**DIRECTIONS:** Please write the listing below out again exactly, leaving every picture behind.

**DATA LINES:**
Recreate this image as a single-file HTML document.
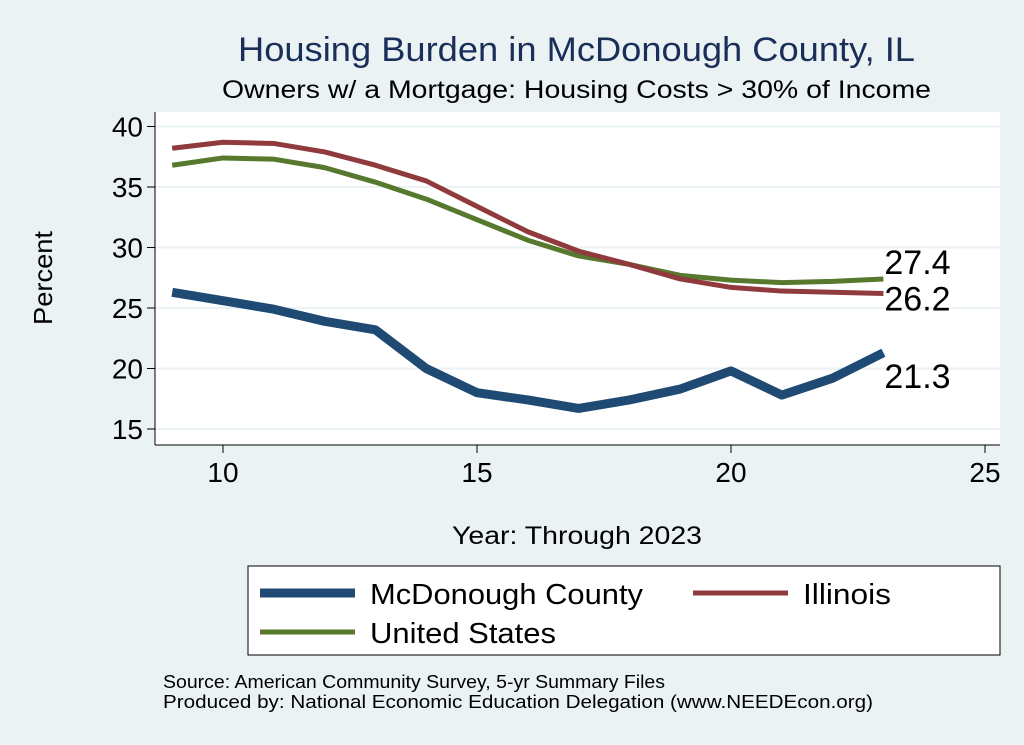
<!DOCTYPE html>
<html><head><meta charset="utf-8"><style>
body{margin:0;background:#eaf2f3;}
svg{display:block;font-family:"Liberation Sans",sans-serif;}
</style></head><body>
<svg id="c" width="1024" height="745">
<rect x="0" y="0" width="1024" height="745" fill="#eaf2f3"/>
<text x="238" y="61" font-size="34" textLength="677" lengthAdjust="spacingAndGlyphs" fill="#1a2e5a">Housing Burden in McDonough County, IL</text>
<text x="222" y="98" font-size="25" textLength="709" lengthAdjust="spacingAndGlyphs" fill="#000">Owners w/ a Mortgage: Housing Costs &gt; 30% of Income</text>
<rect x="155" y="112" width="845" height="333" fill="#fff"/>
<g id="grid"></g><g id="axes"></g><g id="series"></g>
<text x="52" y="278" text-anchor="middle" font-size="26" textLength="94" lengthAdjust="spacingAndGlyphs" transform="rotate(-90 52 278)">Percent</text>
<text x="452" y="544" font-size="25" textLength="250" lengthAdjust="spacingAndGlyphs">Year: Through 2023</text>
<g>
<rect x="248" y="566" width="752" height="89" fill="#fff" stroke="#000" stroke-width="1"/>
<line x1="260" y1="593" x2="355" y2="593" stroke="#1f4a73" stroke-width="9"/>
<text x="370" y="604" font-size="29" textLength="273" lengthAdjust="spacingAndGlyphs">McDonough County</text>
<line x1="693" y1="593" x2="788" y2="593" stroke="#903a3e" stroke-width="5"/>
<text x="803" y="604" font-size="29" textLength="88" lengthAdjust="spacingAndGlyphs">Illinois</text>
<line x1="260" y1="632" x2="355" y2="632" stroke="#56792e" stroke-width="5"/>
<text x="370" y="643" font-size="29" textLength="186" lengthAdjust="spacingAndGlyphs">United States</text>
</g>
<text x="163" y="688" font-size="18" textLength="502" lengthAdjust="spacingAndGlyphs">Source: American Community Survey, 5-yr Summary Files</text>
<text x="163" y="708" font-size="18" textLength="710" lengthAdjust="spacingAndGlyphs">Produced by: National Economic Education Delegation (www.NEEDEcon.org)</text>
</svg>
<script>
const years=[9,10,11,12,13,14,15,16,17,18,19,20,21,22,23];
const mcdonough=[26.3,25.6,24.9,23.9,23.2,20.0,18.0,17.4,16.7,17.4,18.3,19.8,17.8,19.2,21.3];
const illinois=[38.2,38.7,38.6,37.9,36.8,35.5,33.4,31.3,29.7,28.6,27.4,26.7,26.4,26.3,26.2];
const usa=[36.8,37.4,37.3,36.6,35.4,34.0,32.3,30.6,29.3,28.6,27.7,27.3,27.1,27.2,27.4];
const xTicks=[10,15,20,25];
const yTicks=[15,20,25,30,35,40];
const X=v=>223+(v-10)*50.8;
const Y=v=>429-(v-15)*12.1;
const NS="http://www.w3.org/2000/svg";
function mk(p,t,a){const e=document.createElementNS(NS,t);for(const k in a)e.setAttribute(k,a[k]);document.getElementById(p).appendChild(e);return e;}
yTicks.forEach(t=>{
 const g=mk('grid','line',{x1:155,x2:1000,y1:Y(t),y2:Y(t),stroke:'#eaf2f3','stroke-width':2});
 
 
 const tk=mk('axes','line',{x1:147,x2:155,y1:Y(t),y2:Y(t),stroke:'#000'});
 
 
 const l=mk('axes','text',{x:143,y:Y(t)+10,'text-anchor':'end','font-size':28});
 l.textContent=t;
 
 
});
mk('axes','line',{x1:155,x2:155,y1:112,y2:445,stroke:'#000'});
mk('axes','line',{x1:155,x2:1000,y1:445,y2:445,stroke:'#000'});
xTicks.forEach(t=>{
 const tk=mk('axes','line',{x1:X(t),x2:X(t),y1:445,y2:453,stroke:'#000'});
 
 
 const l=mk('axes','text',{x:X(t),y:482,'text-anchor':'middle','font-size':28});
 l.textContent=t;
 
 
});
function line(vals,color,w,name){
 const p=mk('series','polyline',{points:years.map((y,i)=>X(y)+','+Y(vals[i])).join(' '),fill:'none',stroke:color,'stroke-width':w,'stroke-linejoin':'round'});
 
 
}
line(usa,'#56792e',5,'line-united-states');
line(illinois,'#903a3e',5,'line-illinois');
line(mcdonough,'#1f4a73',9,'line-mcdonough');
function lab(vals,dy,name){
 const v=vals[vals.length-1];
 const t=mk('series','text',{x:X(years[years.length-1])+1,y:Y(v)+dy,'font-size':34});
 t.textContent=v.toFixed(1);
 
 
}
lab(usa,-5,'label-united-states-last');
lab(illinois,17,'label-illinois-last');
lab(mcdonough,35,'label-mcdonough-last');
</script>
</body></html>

**EXERCISE SOLUTION:**
Recreate this image as a single-file HTML document.
<!DOCTYPE html>
<html><head><meta charset="utf-8"><style>
body{margin:0;background:#eaf2f3;}
svg{display:block;font-family:"Liberation Sans",sans-serif;}
</style></head><body>
<svg id="c" width="1024" height="745">
<rect x="0" y="0" width="1024" height="745" fill="#eaf2f3"/>
<text x="238" y="61" font-size="34" textLength="677" lengthAdjust="spacingAndGlyphs" fill="#1a2e5a">Housing Burden in McDonough County, IL</text>
<text x="222" y="98" font-size="25" textLength="709" lengthAdjust="spacingAndGlyphs" fill="#000">Owners w/ a Mortgage: Housing Costs &gt; 30% of Income</text>
<rect x="155" y="112" width="845" height="333" fill="#fff"/>
<g id="grid"></g><g id="axes"></g><g id="series"></g>
<text x="52" y="278" text-anchor="middle" font-size="26" textLength="94" lengthAdjust="spacingAndGlyphs" transform="rotate(-90 52 278)">Percent</text>
<text x="452" y="544" font-size="25" textLength="250" lengthAdjust="spacingAndGlyphs">Year: Through 2023</text>
<g>
<rect x="248" y="566" width="752" height="89" fill="#fff" stroke="#000" stroke-width="1"/>
<line x1="260" y1="593" x2="355" y2="593" stroke="#1f4a73" stroke-width="9"/>
<text x="370" y="604" font-size="29" textLength="273" lengthAdjust="spacingAndGlyphs">McDonough County</text>
<line x1="693" y1="593" x2="788" y2="593" stroke="#903a3e" stroke-width="5"/>
<text x="803" y="604" font-size="29" textLength="88" lengthAdjust="spacingAndGlyphs">Illinois</text>
<line x1="260" y1="632" x2="355" y2="632" stroke="#56792e" stroke-width="5"/>
<text x="370" y="643" font-size="29" textLength="186" lengthAdjust="spacingAndGlyphs">United States</text>
</g>
<text x="163" y="688" font-size="18" textLength="502" lengthAdjust="spacingAndGlyphs">Source: American Community Survey, 5-yr Summary Files</text>
<text x="163" y="708" font-size="18" textLength="710" lengthAdjust="spacingAndGlyphs">Produced by: National Economic Education Delegation (www.NEEDEcon.org)</text>
</svg>
<script>
const years=[9,10,11,12,13,14,15,16,17,18,19,20,21,22,23];
const mcdonough=[26.3,25.6,24.9,23.9,23.2,20.0,18.0,17.4,16.7,17.4,18.3,19.8,17.8,19.2,21.3];
const illinois=[38.2,38.7,38.6,37.9,36.8,35.5,33.4,31.3,29.7,28.6,27.4,26.7,26.4,26.3,26.2];
const usa=[36.8,37.4,37.3,36.6,35.4,34.0,32.3,30.6,29.3,28.6,27.7,27.3,27.1,27.2,27.4];
const xTicks=[10,15,20,25];
const yTicks=[15,20,25,30,35,40];
const X=v=>223+(v-10)*50.8;
const Y=v=>429-(v-15)*12.1;
const NS="http://www.w3.org/2000/svg";
function mk(p,t,a){const e=document.createElementNS(NS,t);for(const k in a)e.setAttribute(k,a[k]);document.getElementById(p).appendChild(e);return e;}
yTicks.forEach(t=>{
 const g=mk('grid','line',{x1:155,x2:1000,y1:Y(t),y2:Y(t),stroke:'#eaf2f3','stroke-width':2});
 
 
 const tk=mk('axes','line',{x1:147,x2:155,y1:Y(t),y2:Y(t),stroke:'#000'});
 
 
 const l=mk('axes','text',{x:143,y:Y(t)+10,'text-anchor':'end','font-size':28});
 l.textContent=t;
 
 
});
mk('axes','line',{x1:155,x2:155,y1:112,y2:445,stroke:'#000'});
mk('axes','line',{x1:155,x2:1000,y1:445,y2:445,stroke:'#000'});
xTicks.forEach(t=>{
 const tk=mk('axes','line',{x1:X(t),x2:X(t),y1:445,y2:453,stroke:'#000'});
 
 
 const l=mk('axes','text',{x:X(t),y:482,'text-anchor':'middle','font-size':28});
 l.textContent=t;
 
 
});
function line(vals,color,w,name){
 const p=mk('series','polyline',{points:years.map((y,i)=>X(y)+','+Y(vals[i])).join(' '),fill:'none',stroke:color,'stroke-width':w,'stroke-linejoin':'round'});
 
 
}
line(usa,'#56792e',5,'line-united-states');
line(illinois,'#903a3e',5,'line-illinois');
line(mcdonough,'#1f4a73',9,'line-mcdonough');
function lab(vals,dy,name){
 const v=vals[vals.length-1];
 const t=mk('series','text',{x:X(years[years.length-1])+1,y:Y(v)+dy,'font-size':34});
 t.textContent=v.toFixed(1);
 
 
}
lab(usa,-5,'label-united-states-last');
lab(illinois,17,'label-illinois-last');
lab(mcdonough,35,'label-mcdonough-last');
</script>
</body></html>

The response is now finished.